The summary of the mission findings to date suggest that the geological history of the Gusev crater floor explored by Spirit is dominated by three processes. The first is the volcanic extrusion of lava flows, which cooled and hardened to create a region of smooth, dark plains. The second is the subsequent cratering events, which disrupted and excavated portions of the underlying lava-flow bedrock. Finally, wind-related abrasion modified the surface and ejected impact blocks, and also deposited dust from distant sources. Although coatings and veins that may have resulted from reactions with aqueous fluids were found, no evidence for ancient lake deposits was revealed.
These unexpected results are the true rewards of exploration. As the late planetary scientist Tom McGetchin used to say, the geological processes that were thought to have shaped Mars turned out not to be option a, b or c, but option d – “none of the above”. These results provide important confirmation that areas showing evidence of water erosion have also been heavily influenced by lavas. Furthermore, they have prompted significant rethinking in the research community.

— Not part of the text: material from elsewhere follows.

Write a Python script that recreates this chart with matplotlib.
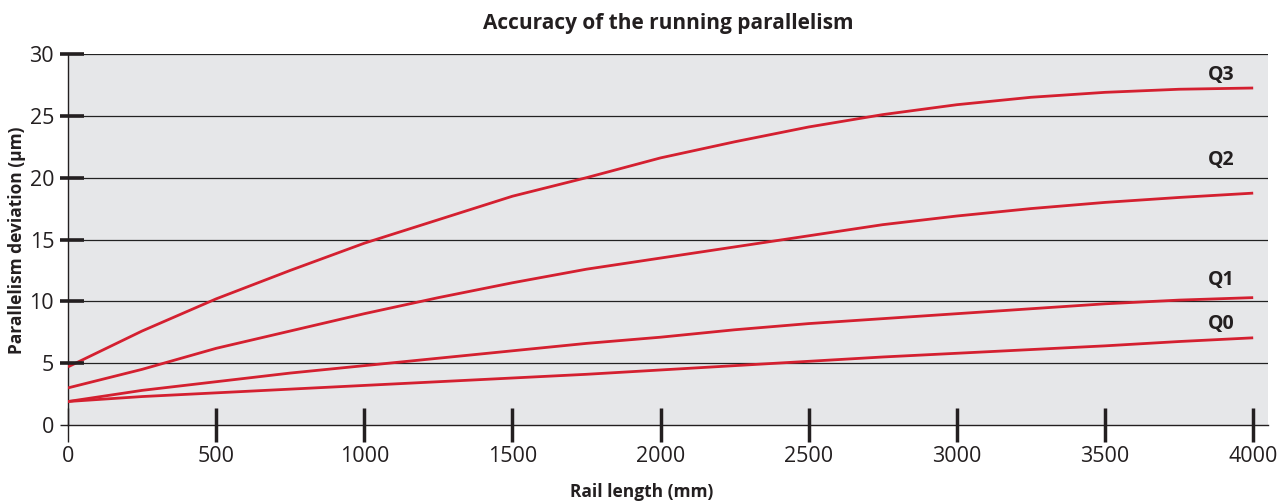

Some researchers now think that many of the channels extending into and out of ancient craters could be caused by lava flows, not water erosion. Others believe that the lava flows on this part of the Gusev crater floor are simply a surface coating on ancient lake deposits, some of which may be exposed at the Columbia Hills. Still others believe that the evidence for ancient flowing water is overwhelmingly demonstrated by ever-higher-resolution views of the surface from orbit, including strong evidence for river channels and Mississippi-like sedimentary deltas.
Spirit’s twin spacecraft, Opportunity, is searching for evidence of ancient water in a totally different geological environment. Preliminary findings include evidence of rock layering, which could be the result of running water, and several minerals have been discovered that might have formed due to the action of Martian groundwater. We now anxiously await the first official reports from the Opportunity team.